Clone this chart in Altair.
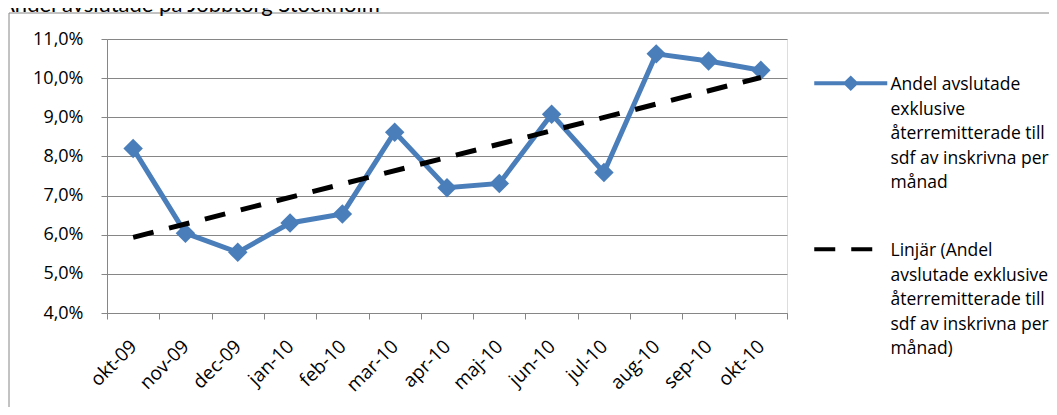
import json
import altair as alt
import pandas as pd

MONTHS = ["okt-09", "nov-09", "dec-09", "jan-10", "feb-10", "mar-10", "apr-10",
          "maj-10", "jun-10", "jul-10", "aug-10", "sep-10", "okt-10"]
VALUES = [8.20, 6.04, 5.55, 6.30, 6.53, 8.62, 7.20, 7.31, 9.08, 7.59, 10.62, 10.44, 10.20]
Y_TICKS = [4, 5, 6, 7, 8, 9, 10, 11]

SERIES = "Andel avslutade exklusive återremitterade till sdf av inskrivna per månad"
TREND = "Linjär (Andel avslutade exklusive återremitterade till sdf av inskrivna per månad)"
SERIES_LINES = ["Andel avslutade", "exklusive", "återremitterade till", "sdf av inskrivna per", "månad"]
TREND_LINES = ["Linjär (Andel", "avslutade exklusive", "återremitterade till", "sdf av inskrivna per", "månad)"]
TITLE = "Andel avslutade på Jobbtorg Stockholm"

BLUE = "#4A7EBB"
GRAY = "#868686"
FONT = "Open Sans"
FS = 18
LEG_FS = 17.5

df = pd.DataFrame({"month": MONTHS, "value": VALUES, "series": SERIES, "trend": TREND})
months_js = json.dumps(MONTHS, ensure_ascii=False)

base = alt.Chart(df)

x_enc = alt.X(
    "month:O", sort=MONTHS, bandPosition=0.5,
    scale=alt.Scale(type="band", paddingInner=0, paddingOuter=0),
    axis=alt.Axis(title=None, labelAngle=-45, labelAlign="right", labelBaseline="middle",
                  tickBand="extent", grid=False, domainColor=GRAY, tickColor=GRAY,
                  tickSize=6, labelFont=FONT, labelFontSize=19, labelColor="black",
                  labelPadding=24),
)
y_enc = alt.Y(
    "value:Q",
    scale=alt.Scale(domain=[4, 11], nice=False, zero=False),
    axis=alt.Axis(title=None, values=Y_TICKS,
                  labelExpr="replace(format(datum.value, '.1f'), '.', ',') + '%'",
                  grid=True, gridColor=GRAY, domainColor=GRAY, tickColor=GRAY,
                  tickSize=6, labelPadding=18, labelFont=FONT, labelFontSize=FS,
                  labelColor="black"),
)

frame = alt.Chart(pd.DataFrame({"k": [0]})).mark_rect(
    fillOpacity=0, stroke=GRAY, strokeWidth=1
).encode(x=alt.value(-98), y=alt.value(-26), x2=alt.value(1400), y2=alt.value(800))

title = alt.Chart(pd.DataFrame({"k": [0]})).mark_text(
    align="left", baseline="alphabetic", font="Lato", fontSize=22, color="black"
).encode(x=alt.value(-107), y=alt.value(-27), text=alt.value(TITLE))

line = base.mark_line(strokeWidth=5).encode(
    x=x_enc, y=y_enc,
    color=alt.Color("series:N", scale=alt.Scale(domain=[SERIES], range=[BLUE]),
                    legend=alt.Legend(
                        orient="none", legendX=735, legendY=28.5, title=None, padding=0,
                        symbolType="M-7.3,1.4L7.3,1.4M-1,1.4L0,0.4L1,1.4L0,2.4Z", symbolSize=100,
                        symbolStrokeWidth=4, symbolFillColor=BLUE,
                        labelExpr=json.dumps(SERIES_LINES, ensure_ascii=False),
                        labelFont=FONT, labelFontSize=LEG_FS, labelColor="black",
                        labelOffset=31, labelLimit=400, labelBaseline="top")),
)

points = base.mark_point(shape="diamond", filled=True, size=380, color=BLUE, opacity=1).encode(
    x=x_enc, y=y_enc
)

trend = base.transform_window(idx="row_number()").transform_regression(
    "idx", "value", groupby=["trend"]
).transform_calculate(
    month=f"{months_js}[datum.idx - 1]"
).mark_line(color="black", strokeWidth=5).encode(
    x=x_enc, y=y_enc,
    strokeDash=alt.StrokeDash("trend:N", scale=alt.Scale(domain=[TREND], range=[[21, 16]]),
                              legend=alt.Legend(
                                  orient="none", legendX=735, legendY=194.5, title=None, padding=0,
                                  symbolType="M-7.3,1.4L7.3,1.4", symbolSize=100,
                                  symbolStrokeWidth=4, symbolStrokeColor="black",
                                  labelExpr=json.dumps(TREND_LINES, ensure_ascii=False),
                                  labelFont=FONT, labelFontSize=LEG_FS, labelColor="black",
                                  labelOffset=31, labelLimit=400, labelBaseline="top")),
)

chart = alt.layer(frame, title, line, points, trend).properties(
    width=680, height=274,
    autosize=alt.AutoSizeParams(type="none"),
    padding={"left": 99, "top": 31, "right": 262, "bottom": 94},
).resolve_legend(color="independent", strokeDash="independent").configure_view(
    stroke=None
).configure(style={"guide-label": {"lineHeight": 24.5}})

chart.save("out.html", embed_options={"renderer": "svg", "actions": False})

:: Exercise task ::
Every line should be retyped exactly, with the pictures omitted.

:: The response ::
Clone this chart in Altair.
import json
import altair as alt
import pandas as pd

MONTHS = ["okt-09", "nov-09", "dec-09", "jan-10", "feb-10", "mar-10", "apr-10",
          "maj-10", "jun-10", "jul-10", "aug-10", "sep-10", "okt-10"]
VALUES = [8.20, 6.04, 5.55, 6.30, 6.53, 8.62, 7.20, 7.31, 9.08, 7.59, 10.62, 10.44, 10.20]
Y_TICKS = [4, 5, 6, 7, 8, 9, 10, 11]

SERIES = "Andel avslutade exklusive återremitterade till sdf av inskrivna per månad"
TREND = "Linjär (Andel avslutade exklusive återremitterade till sdf av inskrivna per månad)"
SERIES_LINES = ["Andel avslutade", "exklusive", "återremitterade till", "sdf av inskrivna per", "månad"]
TREND_LINES = ["Linjär (Andel", "avslutade exklusive", "återremitterade till", "sdf av inskrivna per", "månad)"]
TITLE = "Andel avslutade på Jobbtorg Stockholm"

BLUE = "#4A7EBB"
GRAY = "#868686"
FONT = "Open Sans"
FS = 18
LEG_FS = 17.5

df = pd.DataFrame({"month": MONTHS, "value": VALUES, "series": SERIES, "trend": TREND})
months_js = json.dumps(MONTHS, ensure_ascii=False)

base = alt.Chart(df)

x_enc = alt.X(
    "month:O", sort=MONTHS, bandPosition=0.5,
    scale=alt.Scale(type="band", paddingInner=0, paddingOuter=0),
    axis=alt.Axis(title=None, labelAngle=-45, labelAlign="right", labelBaseline="middle",
                  tickBand="extent", grid=False, domainColor=GRAY, tickColor=GRAY,
                  tickSize=6, labelFont=FONT, labelFontSize=19, labelColor="black",
                  labelPadding=24),
)
y_enc = alt.Y(
    "value:Q",
    scale=alt.Scale(domain=[4, 11], nice=False, zero=False),
    axis=alt.Axis(title=None, values=Y_TICKS,
                  labelExpr="replace(format(datum.value, '.1f'), '.', ',') + '%'",
                  grid=True, gridColor=GRAY, domainColor=GRAY, tickColor=GRAY,
                  tickSize=6, labelPadding=18, labelFont=FONT, labelFontSize=FS,
                  labelColor="black"),
)

frame = alt.Chart(pd.DataFrame({"k": [0]})).mark_rect(
    fillOpacity=0, stroke=GRAY, strokeWidth=1
).encode(x=alt.value(-98), y=alt.value(-26), x2=alt.value(1400), y2=alt.value(800))

title = alt.Chart(pd.DataFrame({"k": [0]})).mark_text(
    align="left", baseline="alphabetic", font="Lato", fontSize=22, color="black"
).encode(x=alt.value(-107), y=alt.value(-27), text=alt.value(TITLE))

line = base.mark_line(strokeWidth=5).encode(
    x=x_enc, y=y_enc,
    color=alt.Color("series:N", scale=alt.Scale(domain=[SERIES], range=[BLUE]),
                    legend=alt.Legend(
                        orient="none", legendX=735, legendY=28.5, title=None, padding=0,
                        symbolType="M-7.3,1.4L7.3,1.4M-1,1.4L0,0.4L1,1.4L0,2.4Z", symbolSize=100,
                        symbolStrokeWidth=4, symbolFillColor=BLUE,
                        labelExpr=json.dumps(SERIES_LINES, ensure_ascii=False),
                        labelFont=FONT, labelFontSize=LEG_FS, labelColor="black",
                        labelOffset=31, labelLimit=400, labelBaseline="top")),
)

points = base.mark_point(shape="diamond", filled=True, size=380, color=BLUE, opacity=1).encode(
    x=x_enc, y=y_enc
)

trend = base.transform_window(idx="row_number()").transform_regression(
    "idx", "value", groupby=["trend"]
).transform_calculate(
    month=f"{months_js}[datum.idx - 1]"
).mark_line(color="black", strokeWidth=5).encode(
    x=x_enc, y=y_enc,
    strokeDash=alt.StrokeDash("trend:N", scale=alt.Scale(domain=[TREND], range=[[21, 16]]),
                              legend=alt.Legend(
                                  orient="none", legendX=735, legendY=194.5, title=None, padding=0,
                                  symbolType="M-7.3,1.4L7.3,1.4", symbolSize=100,
                                  symbolStrokeWidth=4, symbolStrokeColor="black",
                                  labelExpr=json.dumps(TREND_LINES, ensure_ascii=False),
                                  labelFont=FONT, labelFontSize=LEG_FS, labelColor="black",
                                  labelOffset=31, labelLimit=400, labelBaseline="top")),
)

chart = alt.layer(frame, title, line, points, trend).properties(
    width=680, height=274,
    autosize=alt.AutoSizeParams(type="none"),
    padding={"left": 99, "top": 31, "right": 262, "bottom": 94},
).resolve_legend(color="independent", strokeDash="independent").configure_view(
    stroke=None
).configure(style={"guide-label": {"lineHeight": 24.5}})

chart.save("out.html", embed_options={"renderer": "svg", "actions": False})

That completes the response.